A vertical spread is comprised of two options within the same option chain (Weekly or Monthly) which are bought and sold concurrently. To form a credit spread (which brings money into your account), you sell one option with a strike that is closer to ATM while buying an option with a strike that is further OTM. A short IC (iron condor) is comprised of two OTM (out of the money) credit spreads.

To determine if a further OTM short IC is a viable strategy when the width of each spread is increased, Tasty Trade recently ran a test on the SPX over a 5-year period. The criteria was as follows: at the first trading day of each month (approximately 45 DTE, or days till expiration), purchase two SPX ICs; the first IC with a POP of 60% (short strikes located at 80% OTM) and a spread of $10, and the second IC with a POP of 80% (short strikes located at 90% OTM) and a spread of $20; the exit strategy of both ICs is 50% of premium earned, and held to expiration.

The results: when comparing the short strikes at 80% vs. 90%, the P&L for the 80% dramatically underperformed the 90% (-$5,131 vs. $3,129), even when managed at 50% of premium (-$25 vs. $2,152). The reduction in average premium of moving the short strike from 80% to 90% (and increasing the width from $10 to $20) was approximately 21.8% ($3.48 vs. $2.72).

In conclusion, moving the short strikes further OTM (from 80% to 90%) increased the IC POP (60% vs. 80%) and had a dramatic effect on the P&L and percent winners (54% vs. 87% when held till expiration; 74% vs. 92% when held till 50% of premium). Increasing the width of the spreads ($10 to $20) also increased the biggest loss (-$705 vs. -$1,843 when held till expiration; -$680 vs. -$1,843 when held till 50% of premium).

To put this in terms of SD (standard deviation), a 60% POP is approximately 0.77 SD; a 80% POP is 1.15 SD. We at Options Annex prefer IC POPs of 90% or better (1.5+ SDs) on the SPX.

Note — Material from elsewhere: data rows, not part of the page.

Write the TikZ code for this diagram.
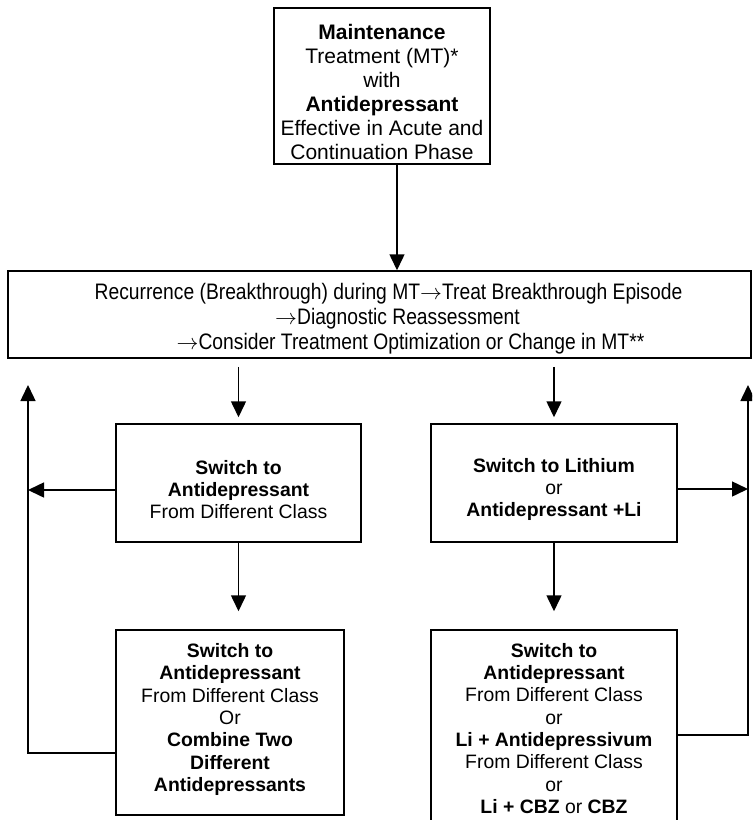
\documentclass[tikz,border=0pt]{standalone}
\usepackage{fontspec}
\setmainfont{Liberation Sans}
\newfontfamily\narrowfont[FakeStretch=0.86]{Liberation Sans}
\usetikzlibrary{arrows.meta}
\newcommand{\uplift}[1]{\rule{0pt}{#1}}
\newcommand{\downlift}[1]{\rule[-#1]{0pt}{0pt}}
\begin{document}
\begin{tikzpicture}[x=0.5pt,y=-0.5pt,
  box/.style={draw, line width=0.75pt, inner sep=0pt, align=center, font=\fontsize{9.7}{11.15}\selectfont},
  arr/.style={-{Triangle[length=8pt,width=7.5pt]}, line width=0.75pt}]
\clip (0,0) rectangle (752,820);
\node[box, minimum width=108pt, minimum height=78pt, font=\fontsize{10.5}{12}\selectfont] (top) at (382,86)
  {\uplift{13.5pt}\textbf{Maintenance}\\Treatment (MT)*\\with\\\textbf{Antidepressant}\\Effective in Acute and\\Continuation Phase};
\node[box, minimum width=371.5pt, minimum height=43.5pt, font=\narrowfont\fontsize{11.2}{12.5}\selectfont] (wide) at (379.5,314.5)
  {\uplift{12.5pt}\hspace*{9pt}Recurrence (Breakthrough) during MT$\rightarrow$Treat Breakthrough Episode\\
   \hspace*{18pt}$\rightarrow$Diagnostic Reassessment\\
   \hspace*{31pt}$\rightarrow$Consider Treatment Optimization or Change in MT**};
\node[box, minimum width=122.5pt, minimum height=59pt] (box1) at (238.5,483)
  {\uplift{13.6pt}\textbf{Switch to}\\\textbf{Antidepressant}\\From Different Class};
\node[box, minimum width=123pt, minimum height=59pt] (box2) at (554,483)
  {\uplift{13.6pt}\textbf{Switch to Lithium}\\or\\\textbf{Antidepressant +Li}};
\node[box, minimum width=114pt, minimum height=92.5pt] (box3) at (230,722.5)
  {\textbf{Switch to}\\\textbf{Antidepressant}\\From Different Class\\Or\\\textbf{Combine Two}\\\textbf{Different}\\\textbf{Antidepressants}\downlift{5pt}};
\node[box, minimum width=123pt, minimum height=98.5pt] (box4) at (554,728.5)
  {\textbf{Switch to}\\\textbf{Antidepressant}\\From Different Class\\or\\\textbf{Li + Antidepressivum}\\From Different Class\\or\\\textbf{Li + CBZ} or \textbf{CBZ}};
\coordinate (tx) at (397,0);
\coordinate (L) at (28,385);
\coordinate (R) at (748,385);
\draw[arr] (top.south -| tx) -- (wide.north -| tx);
\draw[arr, shorten <=4pt, shorten >=3pt] (wide.south -| box1.north) -- (box1.north);
\draw[arr, shorten <=4pt, shorten >=3pt] (wide.south -| box2.north) -- (box2.north);
\draw[arr, shorten >=9pt] (box1.south) -- (box1.south |- box3.north);
\draw[arr, shorten >=9pt] (box2.south) -- (box4.north);
\draw[arr] ([yshift=-3.5pt]box1.west) -- ([yshift=-3.5pt]box1.west -| L);
\draw[arr] ([yshift=-3pt]box2.east) -- ([yshift=-3pt]box2.east -| R);
\draw[arr] ([yshift=-15.25pt]box3.west) -- ([yshift=-15.25pt]box3.west -| L) -- (L);
\draw[arr] ([yshift=-3.25pt]box4.east) -- ([yshift=-3.25pt]box4.east -| R) -- (R);
\end{tikzpicture}
\end{document}
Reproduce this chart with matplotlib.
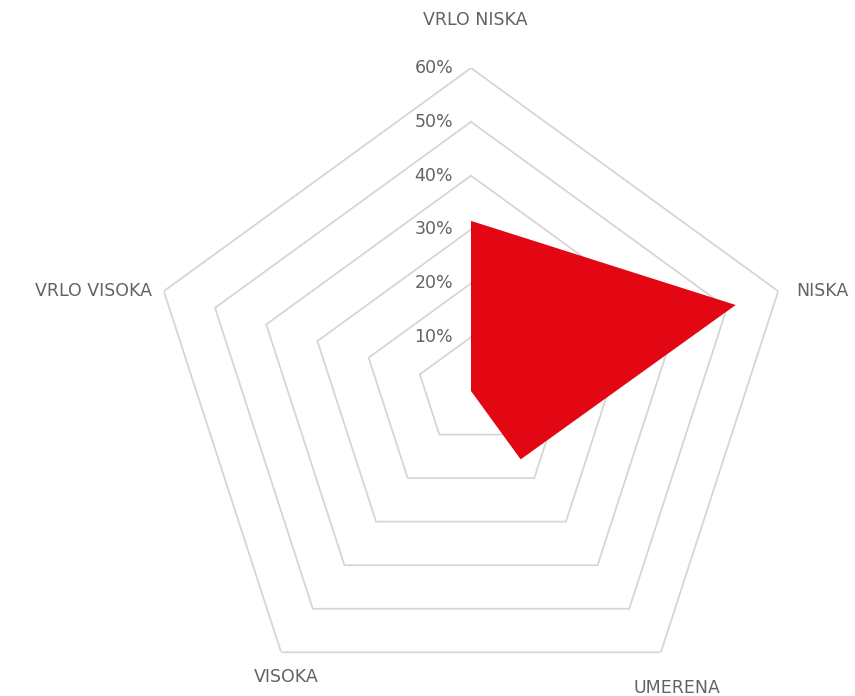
import numpy as np
import matplotlib
matplotlib.use("Agg")
import matplotlib.pyplot as plt

categories = ["VRLO NISKA", "NISKA", "UMERENA", "VISOKA", "VRLO VISOKA"]
values = [31.6, 51.7, 15.7, 0.0, 0.0]
rings = [10, 20, 30, 40, 50, 60]
ring_labels = ["10%", "20%", "30%", "40%", "50%", "60%"]

plt.rcParams['font.family'] = ['DejaVu Sans']
TXT = "#636363"
GRID = "#d6d6d6"
RED = "#e30613"

fig = plt.figure(figsize=(8.55, 6.96), dpi=100)
ax = fig.add_axes([148/855, -18/696, 646/855, 646/696], projection='polar')
ax.set_theta_offset(np.pi/2)
ax.set_theta_direction(-1)
ax.set_ylim(0, 60)
ax.grid(False)
ax.spines['polar'].set_visible(False)
ax.set_xticks([])
ax.set_yticks([])
ax.patch.set_alpha(0)

n = len(categories)
angles = np.arange(n) * 2*np.pi/n
closed = np.concatenate([angles, angles[:1]])

for r in rings:
    ax.plot(closed, [r]*(n+1), color=GRID, lw=1.3, zorder=1, solid_joinstyle='miter')

vals = np.array(values + values[:1])
ax.fill(closed, vals, color=RED, lw=0, zorder=3)

for r, lab in zip(rings, ring_labels):
    ax.annotate(lab, xy=(0, r), xytext=(-18, 0), textcoords='offset pixels',
                ha='right', va='center', fontsize=12.5,
                color=TXT, zorder=4)

offsets = [(4, 48), (18, 0), (16, -36), (5, -25), (-12, 0)]
has = ['center', 'left', 'center', 'center', 'right']
for a, cat, off, ha in zip(angles, categories, offsets, has):
    ax.annotate(cat, xy=(a, 60), xytext=off, textcoords='offset pixels',
                ha=ha, va='center', fontsize=12.5,
                color=TXT, annotation_clip=False)

fig.savefig("out.png", dpi=100)
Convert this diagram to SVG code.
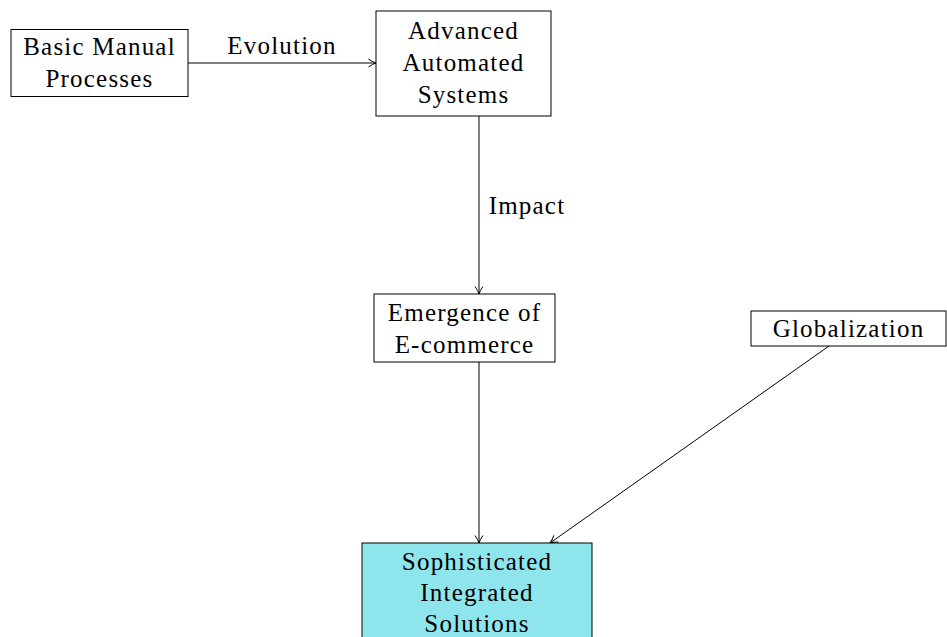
<svg xmlns="http://www.w3.org/2000/svg" width="947" height="637" viewBox="0 0 947 637">
<style>
.box{fill:#ffffff;stroke:#000;stroke-width:1}
.hl{fill:#8fe5ec;stroke:#000;stroke-width:1}
text{font-family:"Liberation Serif","Times New Roman",serif;font-size:25px;fill:#000;text-anchor:middle;letter-spacing:1.2px}
.edge{stroke:#000;stroke-width:1;fill:none;marker-end:url(#arr)}
</style>
<defs>
<marker id="arr" viewBox="0 0 10 10" refX="9.5" refY="5" markerWidth="10" markerHeight="10" markerUnits="userSpaceOnUse" orient="auto">
<path d="M2,1 Q6,4 9.5,5 Q6,6 2,9" fill="none" stroke="#000" stroke-width="1"/>
</marker>
</defs>
<rect width="947" height="637" fill="#fff"/>
<g id="connectors">
<line class="edge" x1="188" y1="63" x2="376" y2="63"/>
<text x="282" y="54">Evolution</text>
<line class="edge" x1="479" y1="116" x2="479" y2="294"/>
<text x="527" y="214">Impact</text>
<line class="edge" x1="479" y1="362" x2="479" y2="543"/>
<line class="edge" x1="829" y1="346" x2="550" y2="543"/>
</g>
<g id="basic">
<rect class="box" x="11" y="29.5" width="177" height="67"/>
<text x="99.5" y="55">Basic Manual</text>
<text x="99.5" y="87">Processes</text>
</g>
<g id="advanced">
<rect class="box" x="376" y="11" width="175" height="105"/>
<text x="463.5" y="39">Advanced</text>
<text x="463.5" y="71">Automated</text>
<text x="463.5" y="103">Systems</text>
</g>
<g id="ecommerce">
<rect class="box" x="374" y="294" width="181" height="68"/>
<text x="464.5" y="321">Emergence of</text>
<text x="464.5" y="353">E-commerce</text>
</g>
<g id="globalization">
<rect class="box" x="751" y="311" width="195" height="35"/>
<text x="848.5" y="337">Globalization</text>
</g>
<g id="solutions">
<rect class="hl" x="362" y="543" width="230" height="100"/>
<text x="477" y="570">Sophisticated</text>
<text x="477" y="601">Integrated</text>
<text x="477" y="632">Solutions</text>
</g>
</svg>
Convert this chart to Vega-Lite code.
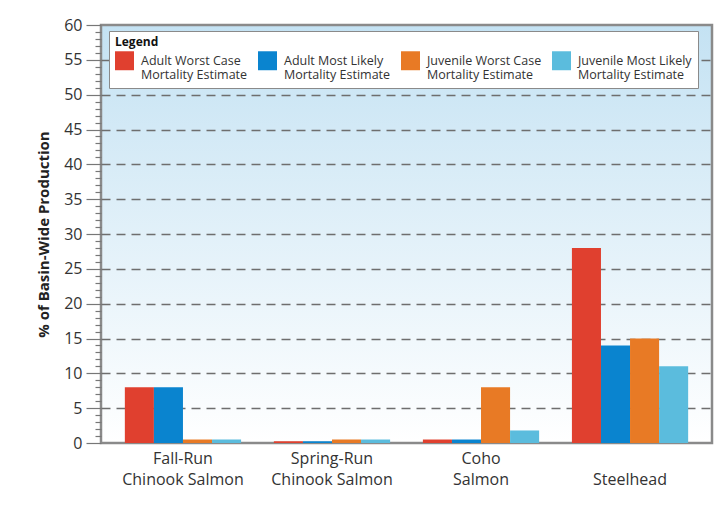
{
  "$schema": "https://vega.github.io/schema/vega-lite/v6.json",
  "width": 611,
  "height": 418,
  "autosize": "none",
  "padding": {"left": 101, "top": 25, "right": 14, "bottom": 63},
  "background": "white",
  "config": {
    "font": "Open Sans",
    "view": {
      "stroke": "#8a8a8a",
      "strokeWidth": 2.5,
      "fill": {"gradient": "linear", "x1": 0, "y1": 0, "x2": 0, "y2": 1, "stops": [{"offset": 0, "color": "#c4e2f3"}, {"offset": 1, "color": "#ffffff"}]}
    }
  },
  "data": {
    "values": [
      {"species": "Fall-Run Chinook Salmon", "estimate": "Adult Worst Case Mortality Estimate", "pct": 8},
      {"species": "Fall-Run Chinook Salmon", "estimate": "Adult Most Likely Mortality Estimate", "pct": 8},
      {"species": "Fall-Run Chinook Salmon", "estimate": "Juvenile Worst Case Mortality Estimate", "pct": 0.5},
      {"species": "Fall-Run Chinook Salmon", "estimate": "Juvenile Most Likely Mortality Estimate", "pct": 0.5},
      {"species": "Spring-Run Chinook Salmon", "estimate": "Adult Worst Case Mortality Estimate", "pct": 0.25},
      {"species": "Spring-Run Chinook Salmon", "estimate": "Adult Most Likely Mortality Estimate", "pct": 0.25},
      {"species": "Spring-Run Chinook Salmon", "estimate": "Juvenile Worst Case Mortality Estimate", "pct": 0.5},
      {"species": "Spring-Run Chinook Salmon", "estimate": "Juvenile Most Likely Mortality Estimate", "pct": 0.5},
      {"species": "Coho Salmon", "estimate": "Adult Worst Case Mortality Estimate", "pct": 0.5},
      {"species": "Coho Salmon", "estimate": "Adult Most Likely Mortality Estimate", "pct": 0.5},
      {"species": "Coho Salmon", "estimate": "Juvenile Worst Case Mortality Estimate", "pct": 8},
      {"species": "Coho Salmon", "estimate": "Juvenile Most Likely Mortality Estimate", "pct": 1.8},
      {"species": "Steelhead", "estimate": "Adult Worst Case Mortality Estimate", "pct": 28},
      {"species": "Steelhead", "estimate": "Adult Most Likely Mortality Estimate", "pct": 14},
      {"species": "Steelhead", "estimate": "Juvenile Worst Case Mortality Estimate", "pct": 15},
      {"species": "Steelhead", "estimate": "Juvenile Most Likely Mortality Estimate", "pct": 11}
    ]
  },
  "mark": {"type": "bar"},
  "encoding": {
    "x": {
      "field": "species",
      "type": "nominal",
      "sort": null,
      "scale": {"paddingInner": 0.22, "paddingOuter": 0.16},
      "axis": {
        "title": null,
        "labelAngle": 0,
        "ticks": false,
        "domain": false,
        "labelFontSize": 16,
        "labelColor": "#333333",
        "labelPadding": 7,
        "labelLineHeight": 21,
        "labelLimit": 200,
        "labelBaseline": "top",
        "labelExpr": "indexof(datum.label, ' ') > 0 ? [substring(datum.label, 0, indexof(datum.label, ' ')), substring(datum.label, indexof(datum.label, ' ') + 1)] : ['', datum.label]"
      }
    },
    "xOffset": {"field": "estimate", "type": "nominal", "sort": null},
    "y": {
      "field": "pct",
      "type": "quantitative",
      "scale": {"domain": [0, 60], "nice": false},
      "axis": {
        "title": "% of Basin-Wide Production",
        "titleFontSize": 15,
        "titleFontWeight": "bold",
        "titleColor": "#222222",
        "titlePadding": 12,
        "values": [0,1,2,3,4,5,6,7,8,9,10,11,12,13,14,15,16,17,18,19,20,21,22,23,24,25,26,27,28,29,30,31,32,33,34,35,36,37,38,39,40,41,42,43,44,45,46,47,48,49,50,51,52,53,54,55,56,57,58,59,60],
        "labelExpr": "datum.value % 5 === 0 ? datum.label : ''",
        "labelFontSize": 16,
        "labelColor": "#333333",
        "labelPadding": 4,
        "tickColor": "#777777",
        "tickWidth": 1.2,
        "tickSize": {"condition": {"test": "datum.value % 5 === 0", "value": 15}, "value": 6},
        "domain": false,
        "grid": true,
        "gridColor": "#6e6e6e",
        "gridWidth": 1.6,
        "gridDash": [9, 6],
        "gridOpacity": {"condition": {"test": "datum.value % 5 === 0 && datum.value > 0 && datum.value < 60", "value": 1}, "value": 0}
      }
    },
    "color": {
      "field": "estimate",
      "type": "nominal",
      "sort": null,
      "scale": {
        "domain": ["Adult Worst Case Mortality Estimate", "Adult Most Likely Mortality Estimate", "Juvenile Worst Case Mortality Estimate", "Juvenile Most Likely Mortality Estimate"],
        "range": ["#e0402f", "#0a84cf", "#e87a25", "#5bbcdd"]
      },
      "legend": {
        "title": "Legend",
        "titleFontSize": 12,
        "titleFontWeight": "bold",
        "titleColor": "#111111",
        "titlePadding": 2,
        "orient": "none",
        "legendX": 8,
        "legendY": 6,
        "direction": "horizontal",
        "columns": 4,
        "columnPadding": 10,
        "symbolType": "square",
        "symbolSize": 360,
        "symbolStrokeWidth": 0,
        "symbolOpacity": 1,
        "labelFontSize": 12.5,
        "labelColor": "#333333",
        "labelLimit": 200,
        "labelOffset": 7,
        "labelLineHeight": 16,
        "labelExpr": "[replace(datum.label, ' Mortality Estimate', ''), 'Mortality Estimate']",
        "fillColor": "white",
        "strokeColor": "#8a8a8a",
        "padding": 6
      }
    }
  }
}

When viewing the charts, it is clear that the greatest number of challenges occurred with the Call credit spread. This seems to indicated that the short strikes were determined by option chain skew and not by expected move (the SPX has an unusually large skew that favors the Put side).

It would be interesting to determine the impact on P&L if the ICs were pushed further OTM to 1.5 SD and 2 SD while increasing the spread to $25 and $30 respectively.